The quantification of any instream sinks is important because, otherwise, the load reductions imposed on point and nonpoint sources would be greater. Similarly, reliable data are needed because if the TMDL analysis contains a high level of uncertainty, a larger margin of safety would require even larger reductions from point and nonpoint sources to meet the TMDL.

TMDL analysis requires careful assessment of data quality, the environmental chemistry of the system, and the extent to which varying temporal and spatial properties need to be accounted for. For example, if little information is available on nonpoint sources, the value of collecting additional data should be determined. Otherwise, uncertainties can result in an unnecessarily large margin of safety being allocated between the point and nonpoint sources.

Similarly, environmental data on the natural assimilative capacity of the water may warrant consideration. Volatilization, biodegradation, transformation, and sorption are potential sinks for organic chemicals, whereas precipitation and sorption are important for removing inorganic constituents.
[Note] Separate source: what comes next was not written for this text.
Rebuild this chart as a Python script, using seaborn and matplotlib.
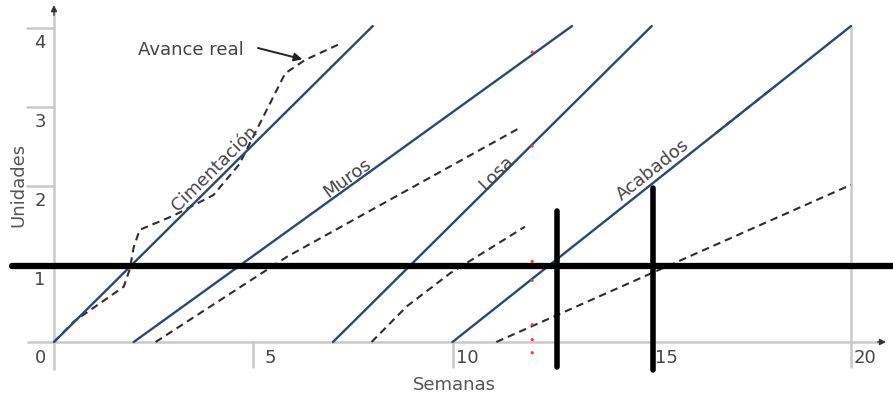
import numpy as np
import pandas as pd
import matplotlib
matplotlib.use("Agg")
import matplotlib.pyplot as plt
import seaborn as sns

# ---------------- data ----------------
activities = ["Cimentación", "Muros", "Losa", "Acabados"]
plan_start = [0, 2, 7, 10]          # semana de inicio (0 unidades)
plan_end = [8, 13, 15, 20]          # semana de fin (4 unidades)
plan_units = [0, 4]

# Avance real (dashed)
real_cim_x = [0, 0.5, 1.75, 1.9, 2.0, 2.15, 3.0, 4.0, 4.65, 5.2, 5.8, 6.3, 7.2]
real_cim_y = [0, 0.26, 0.70, 0.92, 1.20, 1.42, 1.60, 1.86, 2.25, 2.80, 3.40, 3.57, 3.78]
real_muros_x = [2.55, 5.85, 11.65]
real_muros_y = [0, 1.08, 2.70]
real_losa_x = [7.97, 8.85, 9.94, 11.82]
real_losa_y = [0, 0.45, 0.87, 1.46]
real_acab_x = [11.1, 20.0]
real_acab_y = [0, 1.99]
real_acab_mark_x = [16.6, 18.1]
real_acab_mark_y = [2.64, 3.24]

# thick black cut lines
cut_h_y = 0.96
cut_h_x = [-1.05, 21.1]
cut_v_x = [12.62, 15.03]
cut_v_top = [1.66, 1.95]
cut_v_bottom = [-0.32, -0.35]

# small red dots at week 12
red_x = [12, 12, 12, 12, 12, 12, 12]
red_y = [3.67, 2.48, 1.02, 0.78, 0.22, 0.03, -0.135]

x_ticks = [5, 10, 15, 20]
x_tick_labels = ["5", "10", "15", "20"]
y_ticks = [1, 2, 3, 4]
y_tick_labels = ["1", "2", "3", "4"]
xlabel = "Semanas"
ylabel = "Unidades"
annot_text = "Avance real"

# ---------------- style ----------------
sns.set_style("white")
plt.rcParams["font.family"] = ["DejaVu Sans"]
BLUE = "#284a72"
DASH = "#2e2e2e"
GRAY = "#c9c9c9"
TXT = "#454545"
FS = 13

fig = plt.figure(figsize=(8.93, 3.96), dpi=100)
ax = fig.add_axes([0, 0, 1, 1])
ax.set_xlim(-54 / 39.85, (893 - 54) / 39.85)
ax.set_ylim((342 - 396) / 79.0, 342 / 79.0)
for s in ax.spines.values():
    s.set_visible(False)
ax.set_xticks([])
ax.set_yticks([])

# axes lines (custom, through origin)
ax.plot([-0.68, 20.75], [0, 0], color=GRAY, lw=1.8, solid_capstyle="butt", zorder=1)
ax.plot([0, 0], [-0.35, 4.18], color=GRAY, lw=1.8, solid_capstyle="butt", zorder=1)
ax.annotate("", xy=(20.95, 0), xytext=(20.6, 0),
            arrowprops=dict(arrowstyle="-|>", color="#333333", lw=1.0, mutation_scale=9))
ax.annotate("", xy=(0, 4.3), xytext=(0, 4.1),
            arrowprops=dict(arrowstyle="-|>", color="#333333", lw=1.0, mutation_scale=9))
# tick marks
for xt in x_ticks:
    ax.plot([xt, xt], [0, -0.32], color=GRAY, lw=1.8, zorder=1)
for yt in y_ticks:
    ax.plot([-0.68, 0], [yt - 0.02, yt - 0.02], color=GRAY, lw=1.8, zorder=1)
ax.plot([20, 20], [0, 4.0], color=GRAY, lw=1.8, zorder=1)

# tick labels
x_off = [0.28, 0.08, 0.08, 0.06]
for xt, lab, off in zip(x_ticks, x_tick_labels, x_off):
    ax.text(xt + off, -0.2, lab, ha="left", va="center", fontsize=FS, color=TXT)
for yt, lab in zip(y_ticks, y_tick_labels):
    ax.text(-0.35, yt - 0.22, lab, ha="center", va="center", fontsize=FS, color=TXT)
ax.text(-0.35, -0.2, "0", ha="center", va="center", fontsize=FS, color=TXT)
ax.text(10.04, -0.54, xlabel, ha="center", va="center", fontsize=FS, color="#555555")
ax.text(-0.9, 1.99, ylabel, ha="center", va="center", rotation=90, fontsize=FS, color="#555555")

# planned lines
rows = []
for name, s, e in zip(activities, plan_start, plan_end):
    rows.append({"act": name, "semana": s, "unidades": plan_units[0]})
    rows.append({"act": name, "semana": e, "unidades": plan_units[1]})
plan = pd.DataFrame(rows)
sns.lineplot(data=plan, x="semana", y="unidades", units="act", estimator=None,
             color=BLUE, lw=1.7, ax=ax, legend=False, zorder=3)

# actual progress (dashed)
for xs, ys in [(real_cim_x, real_cim_y), (real_muros_x, real_muros_y),
               (real_losa_x, real_losa_y), (real_acab_x, real_acab_y),
               (real_acab_mark_x, real_acab_mark_y)]:
    sns.lineplot(x=xs, y=ys, sort=False, estimator=None, color=DASH, lw=1.5,
                 linestyle=(0, (3.6, 2.4)), ax=ax, zorder=2)

# activity labels rotated along the planned lines
lab_pos = {"Cimentación": (4.04, 2.2), "Muros": (7.35, 2.07),
           "Losa": (11.09, 2.14), "Acabados": (15.03, 2.18)}
fig.canvas.draw()
for name, s, e in zip(activities, plan_start, plan_end):
    p0 = ax.transData.transform((s, plan_units[0]))
    p1 = ax.transData.transform((e, plan_units[1]))
    ang = np.degrees(np.arctan2(p1[1] - p0[1], p1[0] - p0[0]))
    x, y = lab_pos[name]
    ax.text(x, y, name, rotation=ang, rotation_mode="anchor", ha="center",
            va="center", fontsize=FS, color=TXT, zorder=4)

# annotation
ax.text(3.44, 3.70, annot_text, ha="center", va="center", fontsize=FS, color=TXT)
ax.annotate("", xy=(6.3, 3.57), xytext=(5.05, 3.73),
            arrowprops=dict(arrowstyle="-|>", color="#222222", lw=1.4, mutation_scale=12))

# red dots
sns.scatterplot(x=red_x, y=red_y, color="#ff3030", s=5, edgecolor="none", ax=ax, zorder=5)

# thick black cut lines
sns.lineplot(x=cut_h_x, y=[cut_h_y, cut_h_y], color="black", lw=4.5, ax=ax, zorder=6)
for vx, vt, vb in zip(cut_v_x, cut_v_top, cut_v_bottom):
    sns.lineplot(x=[vx, vx], y=[vb, vt], sort=False, estimator=None, color="black",
                 lw=4.0, ax=ax, zorder=6)

ax.set_xlabel("")
ax.set_ylabel("")
fig.savefig("out.png", dpi=100)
Analysis of these processes may require additional monitoring data and numerical modeling to avoid unnecessary load restrictions and develop a realistic margin of safety.

Regardless of the complexity of the analyses required, stakeholders should take an active roll to assure that technical data on which a TMDL is based are adequate, that the proper environmental processes are considered, and that the TMDL fully addresses the technical and policy issues of load allocation.